Al-Harbi was also charged for retweeting a poem by Iraqi poet Ahmed Matar critical of dictators. The tweep also wrote a tweet when the Emir left to Jordan saying:
Since he left to Amman for fishing, the children sang for rain after the adults were singing “beating the people has become a norm.”
Right after his sentence was announced, Al-Harbi tweeted his last tweet:
أحبّــــّــّــك .. يا وطن !
@ayyadQ8Q8: I love you, my country!
Al-Harbi posted on the 6th of January that he is facing three charges:
غداً صباحاً النطق بمحاكمتي على تهم أمن الدولة ( الطعن بالذات الأميرية / نشر أخبار كاذبة بالخارج / إساءة إستخدام هاتف ) لا تحرمونا من دعائكم
@ayyadQ8Q8: Tomorrow morning, the court verdict on my case will be made regarding charges made by the state security: defaming the Emir, spreading false news abroad, and misusing a cellphone. Your prayers matter.
Twitter users from Kuwait and other countries wrote critically of having such a sentence that violates one's right to free speech. Ayyad's friend Hussain Al-Shammari posted Ayyad's picture with a comment:
Sabr online newspaper posted a picture of Ayyad's Kuwaiti passport in reaction to those accusing him of being Saudi citizen:
Egyptian activist Gamal Eid commented in solidarity:
صديقنا وزميلنا عياد الحربي من الكويت ، حتى أمس كان يغرد معنا ، والان اضيف لقائمة سجناء الرأي رقم جديد !!

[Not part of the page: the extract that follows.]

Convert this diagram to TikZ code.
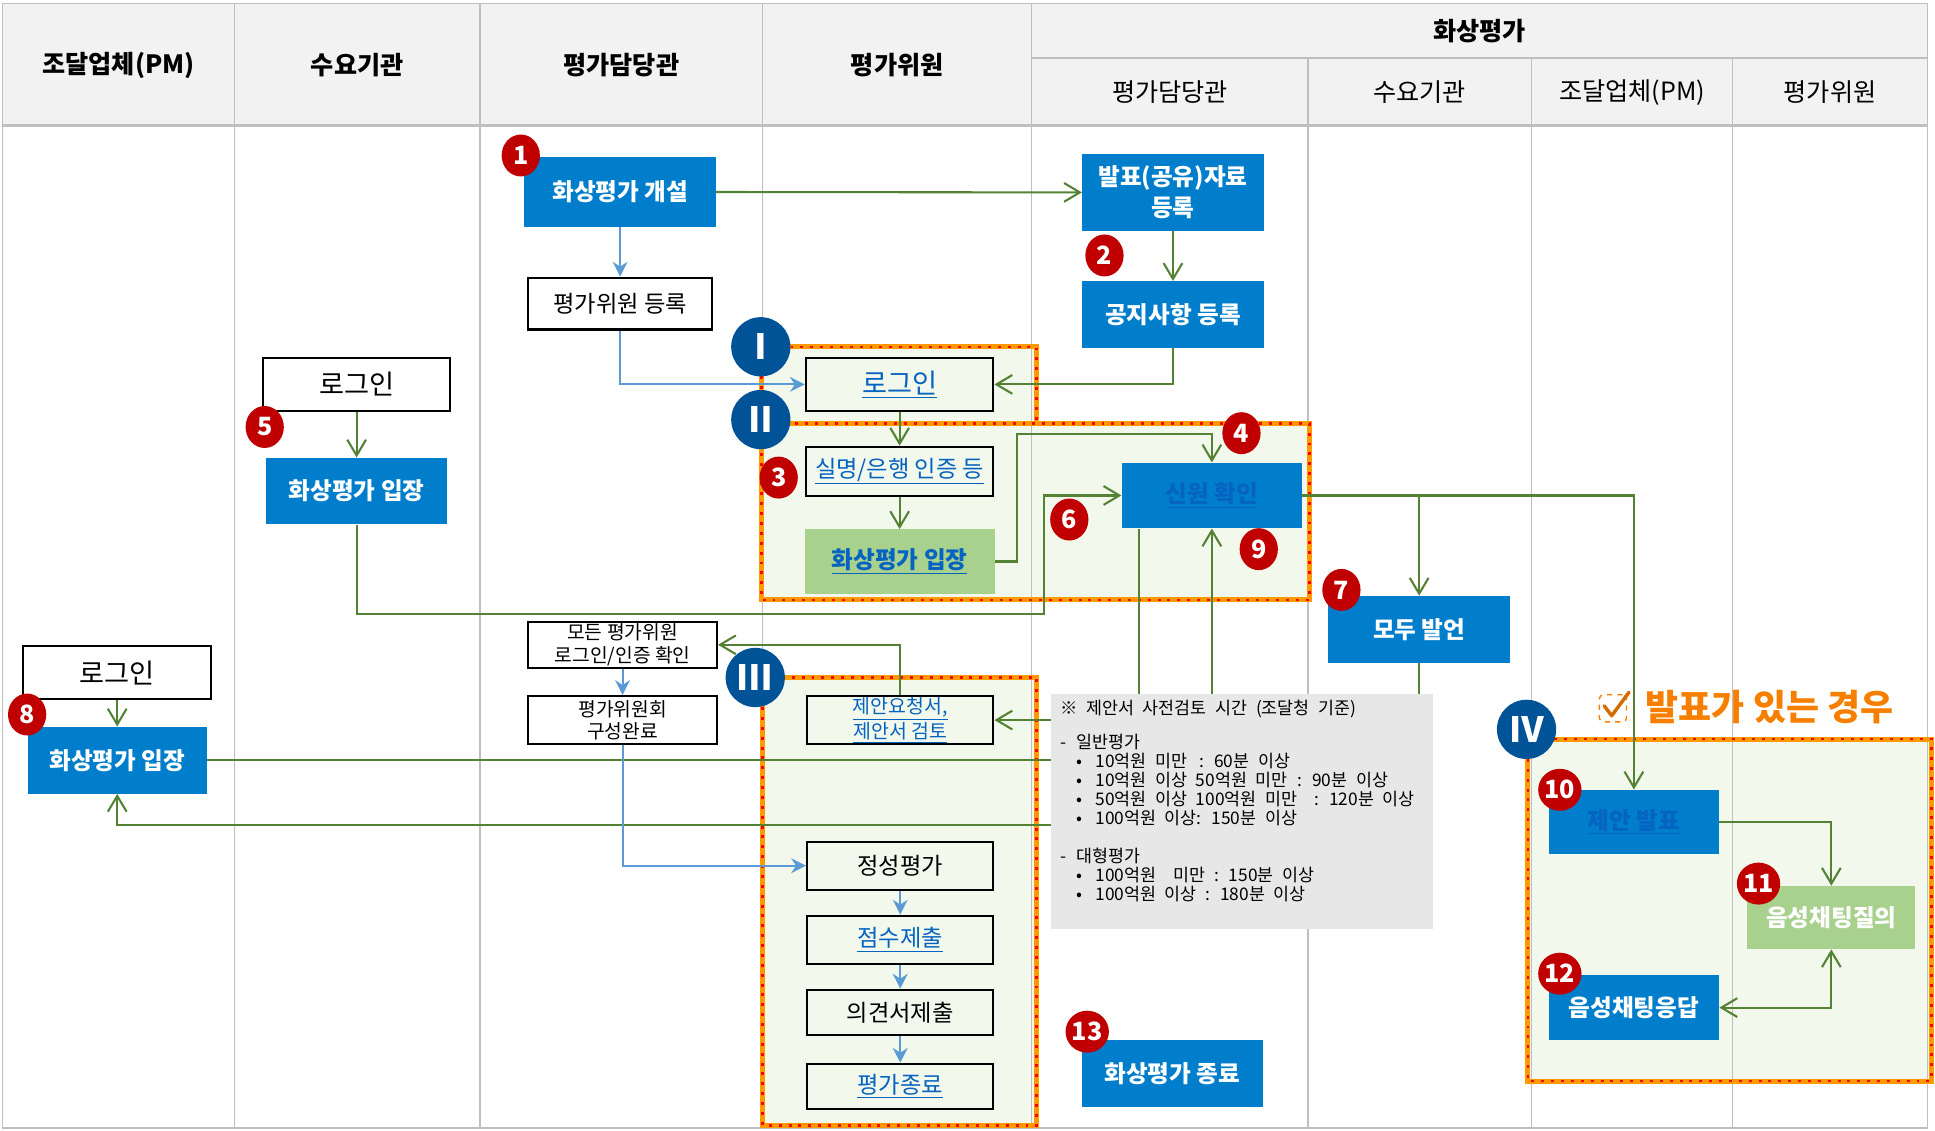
\documentclass[tikz,border=0pt]{standalone}
\usepackage{fontspec}
\setmainfont{Noto Sans CJK KR}
\usetikzlibrary{arrows.meta,shapes.geometric,calc}
\definecolor{boxblue}{RGB}{0,126,204}
\definecolor{badgeblue}{RGB}{0,83,150}
\definecolor{badgered}{RGB}{192,0,0}
\definecolor{linegreen}{RGB}{84,130,53}
\definecolor{lineblue}{RGB}{91,155,213}
\definecolor{boxgreen}{RGB}{169,209,142}
\definecolor{groupfill}{RGB}{242,248,236}
\definecolor{headfill}{RGB}{242,242,242}
\definecolor{gridgray}{RGB}{191,191,191}
\definecolor{linkblue}{RGB}{5,99,193}
\definecolor{notegray}{RGB}{231,231,231}
\definecolor{caseorange}{RGB}{247,127,0}
\definecolor{borderorange}{RGB}{255,153,0}
\newcommand{\lnk}[1]{\textcolor{linkblue}{\underline{#1}}}
\begin{document}
\begin{tikzpicture}[x=0.25mm,y=-0.25mm]
	\tikzstyle{headtext} = [font=\fontsize{14.5}{17}\selectfont\bfseries]
	\tikzstyle{subhead} = [font=\fontsize{14.5}{17}\selectfont]
	\tikzstyle{bluebox} = [fill=boxblue, text=white, font=\fontsize{13.6}{18}\selectfont\bfseries, minimum width=36.75mm, minimum height=13.5mm, inner sep=0, align=center]
	\tikzstyle{greenbox} = [bluebox, fill=boxgreen]
	\tikzstyle{plainbox} = [draw=black, line width=1.2pt, fill=white, minimum width=38mm, minimum height=10.75mm, inner sep=0, align=center, font=\fontsize{13.4}{15}\selectfont]
	\tikzstyle{smallbox} = [plainbox, minimum width=38.25mm, minimum height=9.5mm, font=\fontsize{11.1}{12.8}\selectfont]
	\tikzstyle{stepbox} = [plainbox, fill=groupfill, minimum width=37.75mm, minimum height=9.75mm]
	\tikzstyle{notebox} = [fill=notegray, anchor=north west, inner xsep=2mm, inner ysep=1.2mm, font=\fontsize{10}{10.9}\selectfont]
	\tikzstyle{redbadge} = [ellipse, fill=badgered, text=white, minimum width=7.75mm, minimum height=8.5mm, inner sep=0, font=\fontsize{14.5}{15}\selectfont\bfseries]
	\tikzstyle{bluebadge} = [circle, fill=badgeblue, text=white, minimum size=12mm, inner sep=0, font=\fontsize{20}{20}\selectfont\bfseries]
	\tikzstyle{garrow} = [linegreen, line width=1.2pt, -{Straight Barb[length=3.2mm,width=3.8mm]}]
	\tikzstyle{barrow} = [lineblue, line width=1.2pt, -{Stealth[length=3mm,width=3mm]}]
	\tikzstyle{lanegrid} = [gridgray, line width=0.9pt]
	\tikzstyle{orangeline} = [borderorange, line width=1mm]
	\tikzstyle{redline} = [red, line width=0.5mm, dash pattern=on 0.6mm off 1.4mm]
\useasboundingbox (0,0) rectangle (1568,916);
% header and lane backgrounds
\fill [headfill] (2,3) rectangle (1562,102);
\fill [groupfill] (617,281) rectangle (840,343);
\fill [groupfill] (617,343) rectangle (1061,486);
\fill [groupfill] (618,549) rectangle (840,912);
\fill [groupfill] (1238,599) rectangle (1565,876);
\draw [lanegrid] (2,3) rectangle (1562,914);
\draw [lanegrid] (190,3) -- (190,914);
\draw [lanegrid] (389,3) -- (389,914);
\draw [lanegrid] (618,3) -- (618,914);
\draw [lanegrid] (836,3) -- (836,914);
\draw [lanegrid] (1060,47) -- (1060,914);
\draw [lanegrid] (1241,47) -- (1241,914);
\draw [lanegrid] (1404,47) -- (1404,914);
\draw [lanegrid] (836,47) -- (1562,47);
\draw [lanegrid, line width=1.6pt] (2,102) -- (1562,102);
\draw [orangeline] (617,281) rectangle (840,343);
\draw [redline] (617,281) rectangle (840,343);
\draw [orangeline] (617,343) rectangle (1061,486);
\draw [redline] (617,343) rectangle (1061,486);
\draw [orangeline] (618,549) rectangle (840,912);
\draw [redline] (618,549) rectangle (840,912);
\draw [orangeline] (1238,599) rectangle (1565,876);
\draw [redline] (1238,599) rectangle (1565,876);

\node [headtext] (h1) at (96,53) {조달업체(PM)};
\node [headtext] (h2) at (289.5,53) {수요기관};
\node [headtext] (h3) at (503.5,53) {평가담당관};
\node [headtext] (h4) at (727,53) {평가위원};
\node [headtext] (hv) at (1199,25) {화상평가};
\node [subhead] (s1) at (948,75) {평가담당관};
\node [subhead] (s2) at (1150.5,75) {수요기관};
\node [subhead] (s3) at (1322.5,75) {조달업체(PM)};
\node [subhead] (s4) at (1483,75) {평가위원};

\node [plainbox, font=\fontsize{15.7}{18}\selectfont] (login1) at (95,545) {로그인};
\node [bluebox, minimum width=36.25mm] (enter1) at (95,616) {화상평가 입장};
\node [plainbox, font=\fontsize{15.7}{18}\selectfont] (login2) at (289,311.5) {로그인};
\node [bluebox] (enter2) at (289,398) {화상평가 입장};
\node [bluebox, minimum width=38.75mm, minimum height=14.25mm] (open) at (502.5,155.5) {화상평가 개설};
\node [plainbox, minimum width=37.25mm, minimum height=10.5mm] (reg) at (502.5,246) {평가위원 등록};
\node [smallbox, minimum height=9.25mm] (allchk) at (504.5,522.5) {모든 평가위원\\로그인/인증 확인};
\node [smallbox, minimum height=9.75mm] (committee) at (504.5,583.5) {평가위원회\\구성완료};
\node [plainbox, fill=groupfill, font=\fontsize{15.7}{18}\selectfont] (loginv) at (729,311.5) {\lnk{로그인}};
\node [plainbox, fill=groupfill, minimum height=10mm] (auth) at (729,382) {\lnk{실명/은행 인증 등}};
\node [greenbox, minimum width=38.5mm, minimum height=13mm] (enterv) at (729,455) {\lnk{화상평가 입장}};
\node [stepbox, font=\fontsize{11.2}{12.2}\selectfont] (review) at (729.5,583.5) {\lnk{제안요청서,}\\\lnk{제안서 검토}};
\node [stepbox] (qual) at (729.5,701.5) {정성평가};
\node [stepbox] (score) at (729.5,761.5) {\lnk{점수제출}};
\node [stepbox, minimum height=9.25mm] (opinion) at (729.5,820.5) {의견서제출};
\node [stepbox, minimum height=9.25mm] (finish) at (729.5,880.5) {\lnk{평가종료}};
\node [bluebox, minimum height=15.5mm] (upload) at (950.5,156) {발표(공유)자료\\등록};
\node [bluebox] (notice) at (950.5,255) {공지사항 등록};
\node [bluebox, minimum width=36.5mm, minimum height=13.25mm] (idchk) at (982,401.5) {\lnk{신원 확인}};
\node [bluebox] (speech) at (1150,510) {모두 발언};
\node [bluebox] (close) at (950,870) {화상평가 종료};
\node [bluebox, minimum width=34.5mm, minimum height=13mm] (present) at (1324,666) {\lnk{제안 발표}};
\node [greenbox, minimum width=34mm, minimum height=12.75mm] (ask) at (1484,743.5) {음성채팅질의};
\node [bluebox, minimum width=34.5mm, minimum height=13.25mm] (answer) at (1324,816.5) {음성채팅응답};

\draw [garrow] (open) -- (upload);
\draw [barrow] (open) -- (reg);
\draw [barrow] (reg.south) |- (loginv.west);
\draw [garrow] (upload) -- (notice);
\draw [garrow] (notice.south) |- (loginv.east);
\draw [garrow] (loginv) -- (auth);
\draw [garrow] (auth) -- (enterv);
\draw [garrow] (login2) -- (enter2);
\draw [garrow] (login1) -- (enter1);
\draw [garrow] (enterv.east) -- ++(18,0) |- ($(idchk.north)+(0,-23)$) -- (idchk.north);
\draw [garrow] (enter2.south) -- ++(0,72) -| ($(idchk.west)+(-63,0)$) -- (idchk.west);
\draw [garrow] (idchk.east) -| (speech.north);
\draw [garrow] (idchk.east) -| (present.north);
\draw [garrow] ($(idchk.south west)+(14,0)$) |- (review.east);
\draw [garrow] (enter1.east) -| (idchk.south);
\draw [garrow] (speech.south) -- ++(0,131) -| (enter1.south);
\draw [garrow] (review.north) |- (allchk.east);
\draw [barrow] (allchk) -- (committee);
\draw [barrow] (committee.south) |- (qual.west);
\draw [barrow] (qual) -- (score);
\draw [barrow] (score) -- (opinion);
\draw [barrow] (opinion) -- (finish);
\draw [garrow] (present.east) -| (ask.north);
\draw [garrow, {Straight Barb[length=3.2mm,width=3.8mm]}-{Straight Barb[length=3.2mm,width=3.8mm]}] (answer.east) -| (ask.south);

\node [notebox] (note) at (851,562) {\begin{minipage}[t][45.3mm][t]{73.5mm}\spaceskip=.5em\relax
※ 제안서 사전검토 시간 (조달청 기준)\\[9pt]
-\hspace*{2mm}일반평가\\
\hspace*{3.3mm}•\hspace*{2.6mm}10억원 미만\hspace*{2.5mm}: 60분 이상\\
\hspace*{3.3mm}•\hspace*{2.6mm}10억원 이상 50억원 미만\hspace*{2mm}: 90분 이상\\
\hspace*{3.3mm}•\hspace*{2.6mm}50억원 이상 100억원 미만\hspace*{3.5mm}: 120분 이상\\
\hspace*{3.3mm}•\hspace*{2.6mm}100억원 이상: 150분 이상\\[11pt]
-\hspace*{2mm}대형평가\\
\hspace*{3.3mm}•\hspace*{2.6mm}100억원 \ 미만 : 150분 이상\\
\hspace*{3.3mm}•\hspace*{2.6mm}100억원 이상 : 180분 이상
\end{minipage}};

\node [redbadge] (n1) at (422,126) {1};
\node [redbadge] (n2) at (895,207) {2};
\node [redbadge] (n3) at (631,387) {3};
\node [redbadge] (n4) at (1006,351) {4};
\node [redbadge] (n5) at (214.5,346) {5};
\node [redbadge] (n6) at (866.5,421) {6};
\node [redbadge] (n7) at (1087,478) {7};
\node [redbadge] (n8) at (22,579) {8};
\node [redbadge] (n9) at (1020,445) {9};
\node [redbadge] (n10) at (1264,640) {10};
\node [redbadge] (n11) at (1425,716) {11};
\node [redbadge] (n12) at (1264,789) {12};
\node [redbadge] (n13) at (881,836) {13};
\node [bluebadge] (r1) at (616.5,281) {Ⅰ};
\node [bluebadge] (r2) at (616.5,340) {Ⅱ};
\node [bluebadge] (r3) at (612,549) {Ⅲ};
\node [bluebadge] (r4) at (1237,591) {Ⅳ};

\node [draw=caseorange, dashed, line width=0.8pt, rounded corners=0.8mm, minimum size=5.5mm] (icon) at (1307,574) {};
\draw [caseorange!85!black, line width=2pt, line cap=round, line join=round] ($(icon.center)+(-7,-2)$) -- ($(icon.center)+(-1,6)$) -- ($(icon.center)+(13,-13)$);
\node [font=\fontsize{20.7}{22}\selectfont\bfseries, text=caseorange] (case) at (1434,573) {발표가 있는 경우};
\end{tikzpicture}
\end{document}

@gamaleid: Our friend and colleague Ayyad al-Harbi from Kuwait was with us tweeting until yesterday and has become now a new number in the list of prisoners of conscience.
Monther alhabeeb, from Kuwait, who was arrested before in a protest, wrote a tweet after Ayyad's sentence and about the other detainees in Kuwait Rashed Al-Enizi and Salam Al-Rujaib, who were arrested in the latest opposition rally, and Bedoon [stateless] activist Abdulhakim Al-Fadhli:
كل دقيقة لكم في الزنازين تستنشقون بها حريتكم، هي تمر علينا كالساعات نتجرع بها الإنكسار. الحربي العنزي الرجيب الفضلي
@Montheralhabeeb: In every minute passing while you're in jail, you breathe your freedom. Those minutes pass like hours for us as we taste grief.